◆ **Short exercise**
Below is a listing; restate from it, character for character, the lines beginning at the line holding "What seaborn and" and ending at the line holding "import pandas as pd", both included.

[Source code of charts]

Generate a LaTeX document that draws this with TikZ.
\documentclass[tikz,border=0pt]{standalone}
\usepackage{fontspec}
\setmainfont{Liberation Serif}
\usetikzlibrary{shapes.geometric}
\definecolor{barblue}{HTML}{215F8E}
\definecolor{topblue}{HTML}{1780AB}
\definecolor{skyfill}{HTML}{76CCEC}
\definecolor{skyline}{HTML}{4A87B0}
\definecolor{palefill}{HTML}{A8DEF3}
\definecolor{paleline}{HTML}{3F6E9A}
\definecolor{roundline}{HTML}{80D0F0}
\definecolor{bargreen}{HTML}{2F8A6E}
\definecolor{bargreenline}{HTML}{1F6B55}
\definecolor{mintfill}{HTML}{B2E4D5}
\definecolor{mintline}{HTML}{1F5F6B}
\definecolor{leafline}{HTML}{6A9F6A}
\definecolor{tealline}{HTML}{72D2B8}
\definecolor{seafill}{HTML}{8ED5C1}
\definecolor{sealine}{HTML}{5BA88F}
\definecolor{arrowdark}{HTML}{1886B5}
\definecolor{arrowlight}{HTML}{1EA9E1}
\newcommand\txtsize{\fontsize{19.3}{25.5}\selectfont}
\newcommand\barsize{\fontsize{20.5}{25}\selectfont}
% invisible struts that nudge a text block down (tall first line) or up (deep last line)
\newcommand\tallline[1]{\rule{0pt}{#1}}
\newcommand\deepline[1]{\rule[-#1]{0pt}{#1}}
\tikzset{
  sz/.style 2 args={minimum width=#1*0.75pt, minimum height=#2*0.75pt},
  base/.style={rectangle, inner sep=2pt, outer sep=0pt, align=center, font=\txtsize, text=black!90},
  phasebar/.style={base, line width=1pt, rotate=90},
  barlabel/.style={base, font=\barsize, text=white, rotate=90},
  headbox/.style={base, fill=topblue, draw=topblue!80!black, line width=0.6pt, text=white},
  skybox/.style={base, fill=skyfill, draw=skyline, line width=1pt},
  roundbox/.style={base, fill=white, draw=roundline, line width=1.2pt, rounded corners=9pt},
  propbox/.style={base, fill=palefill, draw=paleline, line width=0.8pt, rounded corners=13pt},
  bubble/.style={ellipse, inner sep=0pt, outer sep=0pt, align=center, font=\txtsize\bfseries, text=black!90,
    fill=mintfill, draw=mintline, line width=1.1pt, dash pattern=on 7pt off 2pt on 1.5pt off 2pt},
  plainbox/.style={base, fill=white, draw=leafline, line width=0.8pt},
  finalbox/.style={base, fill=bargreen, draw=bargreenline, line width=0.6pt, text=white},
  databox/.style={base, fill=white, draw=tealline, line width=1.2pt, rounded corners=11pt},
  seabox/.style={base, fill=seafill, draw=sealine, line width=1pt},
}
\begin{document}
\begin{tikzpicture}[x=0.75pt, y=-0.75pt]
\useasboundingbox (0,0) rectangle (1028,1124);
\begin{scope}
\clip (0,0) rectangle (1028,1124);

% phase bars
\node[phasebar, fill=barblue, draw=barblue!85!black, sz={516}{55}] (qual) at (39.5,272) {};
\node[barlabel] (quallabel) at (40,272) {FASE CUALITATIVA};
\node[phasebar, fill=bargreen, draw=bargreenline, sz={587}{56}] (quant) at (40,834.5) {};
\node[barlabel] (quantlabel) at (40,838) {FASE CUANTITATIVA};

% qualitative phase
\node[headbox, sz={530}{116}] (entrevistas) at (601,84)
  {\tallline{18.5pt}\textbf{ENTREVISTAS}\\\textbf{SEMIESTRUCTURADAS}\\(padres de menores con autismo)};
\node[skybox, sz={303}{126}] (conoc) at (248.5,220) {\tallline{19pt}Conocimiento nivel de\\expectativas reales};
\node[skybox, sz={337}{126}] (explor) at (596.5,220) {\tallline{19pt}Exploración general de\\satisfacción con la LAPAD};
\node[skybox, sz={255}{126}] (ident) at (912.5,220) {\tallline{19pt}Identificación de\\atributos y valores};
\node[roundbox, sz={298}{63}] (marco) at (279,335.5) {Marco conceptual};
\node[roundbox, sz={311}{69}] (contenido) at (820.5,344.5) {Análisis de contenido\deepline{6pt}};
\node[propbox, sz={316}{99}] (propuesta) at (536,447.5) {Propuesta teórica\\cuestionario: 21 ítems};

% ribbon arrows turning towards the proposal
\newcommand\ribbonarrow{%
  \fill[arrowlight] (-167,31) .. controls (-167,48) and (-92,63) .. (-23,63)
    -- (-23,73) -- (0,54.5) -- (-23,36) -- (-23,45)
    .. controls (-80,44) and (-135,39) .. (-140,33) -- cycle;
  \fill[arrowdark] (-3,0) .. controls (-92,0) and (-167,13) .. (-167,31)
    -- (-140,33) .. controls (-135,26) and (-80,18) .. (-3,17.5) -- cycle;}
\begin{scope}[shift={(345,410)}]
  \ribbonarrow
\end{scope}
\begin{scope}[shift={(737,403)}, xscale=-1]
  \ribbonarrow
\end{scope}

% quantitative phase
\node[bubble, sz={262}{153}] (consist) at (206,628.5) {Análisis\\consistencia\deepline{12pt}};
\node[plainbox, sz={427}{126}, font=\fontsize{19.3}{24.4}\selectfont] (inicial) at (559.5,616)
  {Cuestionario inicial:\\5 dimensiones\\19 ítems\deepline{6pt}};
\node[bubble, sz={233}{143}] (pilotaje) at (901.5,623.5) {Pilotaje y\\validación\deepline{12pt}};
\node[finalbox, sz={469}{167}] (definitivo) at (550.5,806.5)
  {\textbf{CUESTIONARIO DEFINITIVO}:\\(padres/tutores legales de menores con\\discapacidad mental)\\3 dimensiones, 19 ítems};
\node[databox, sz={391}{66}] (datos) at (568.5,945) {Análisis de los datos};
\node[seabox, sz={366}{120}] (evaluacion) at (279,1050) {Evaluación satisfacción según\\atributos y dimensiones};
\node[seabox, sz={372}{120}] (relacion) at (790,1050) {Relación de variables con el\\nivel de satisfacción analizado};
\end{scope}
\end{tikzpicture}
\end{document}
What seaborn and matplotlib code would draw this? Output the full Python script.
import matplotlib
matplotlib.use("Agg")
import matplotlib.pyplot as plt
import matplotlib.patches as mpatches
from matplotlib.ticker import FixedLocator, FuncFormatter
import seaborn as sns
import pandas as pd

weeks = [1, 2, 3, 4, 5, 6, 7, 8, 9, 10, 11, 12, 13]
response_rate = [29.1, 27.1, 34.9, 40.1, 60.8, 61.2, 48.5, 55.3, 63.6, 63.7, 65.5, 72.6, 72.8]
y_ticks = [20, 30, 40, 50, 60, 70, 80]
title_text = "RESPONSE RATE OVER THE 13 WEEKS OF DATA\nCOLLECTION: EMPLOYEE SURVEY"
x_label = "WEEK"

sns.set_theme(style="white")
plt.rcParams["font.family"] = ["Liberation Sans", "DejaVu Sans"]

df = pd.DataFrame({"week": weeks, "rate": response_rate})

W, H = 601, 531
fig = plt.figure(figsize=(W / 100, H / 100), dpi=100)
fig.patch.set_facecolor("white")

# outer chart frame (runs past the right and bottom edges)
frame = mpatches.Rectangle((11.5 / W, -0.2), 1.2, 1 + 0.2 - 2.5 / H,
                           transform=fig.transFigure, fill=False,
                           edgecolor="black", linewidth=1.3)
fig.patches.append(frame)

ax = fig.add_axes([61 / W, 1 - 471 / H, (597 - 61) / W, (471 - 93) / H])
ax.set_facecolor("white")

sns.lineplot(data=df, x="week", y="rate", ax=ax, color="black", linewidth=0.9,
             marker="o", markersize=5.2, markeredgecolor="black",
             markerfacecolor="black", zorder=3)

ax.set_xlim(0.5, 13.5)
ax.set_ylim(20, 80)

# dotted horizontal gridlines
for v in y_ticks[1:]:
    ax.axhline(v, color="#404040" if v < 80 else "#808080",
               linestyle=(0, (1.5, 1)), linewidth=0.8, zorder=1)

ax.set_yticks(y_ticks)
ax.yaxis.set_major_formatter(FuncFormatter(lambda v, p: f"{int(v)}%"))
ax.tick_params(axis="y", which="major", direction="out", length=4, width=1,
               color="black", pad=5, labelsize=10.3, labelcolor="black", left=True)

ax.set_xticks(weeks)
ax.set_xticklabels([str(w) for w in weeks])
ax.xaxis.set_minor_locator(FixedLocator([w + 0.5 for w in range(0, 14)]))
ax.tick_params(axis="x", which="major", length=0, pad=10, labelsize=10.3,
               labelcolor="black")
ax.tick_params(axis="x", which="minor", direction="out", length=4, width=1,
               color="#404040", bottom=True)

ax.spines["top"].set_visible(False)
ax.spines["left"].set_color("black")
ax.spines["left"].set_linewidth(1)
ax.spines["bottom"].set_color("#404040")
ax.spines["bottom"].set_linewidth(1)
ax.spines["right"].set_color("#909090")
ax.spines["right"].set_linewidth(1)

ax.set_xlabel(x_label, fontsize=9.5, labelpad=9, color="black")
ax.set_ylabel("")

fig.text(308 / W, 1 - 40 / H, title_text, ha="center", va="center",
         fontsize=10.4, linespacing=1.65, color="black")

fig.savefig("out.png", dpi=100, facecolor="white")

◆ **Exercise output**
What seaborn and matplotlib code would draw this? Output the full Python script.
import matplotlib
matplotlib.use("Agg")
import matplotlib.pyplot as plt
import matplotlib.patches as mpatches
from matplotlib.ticker import FixedLocator, FuncFormatter
import seaborn as sns
import pandas as pd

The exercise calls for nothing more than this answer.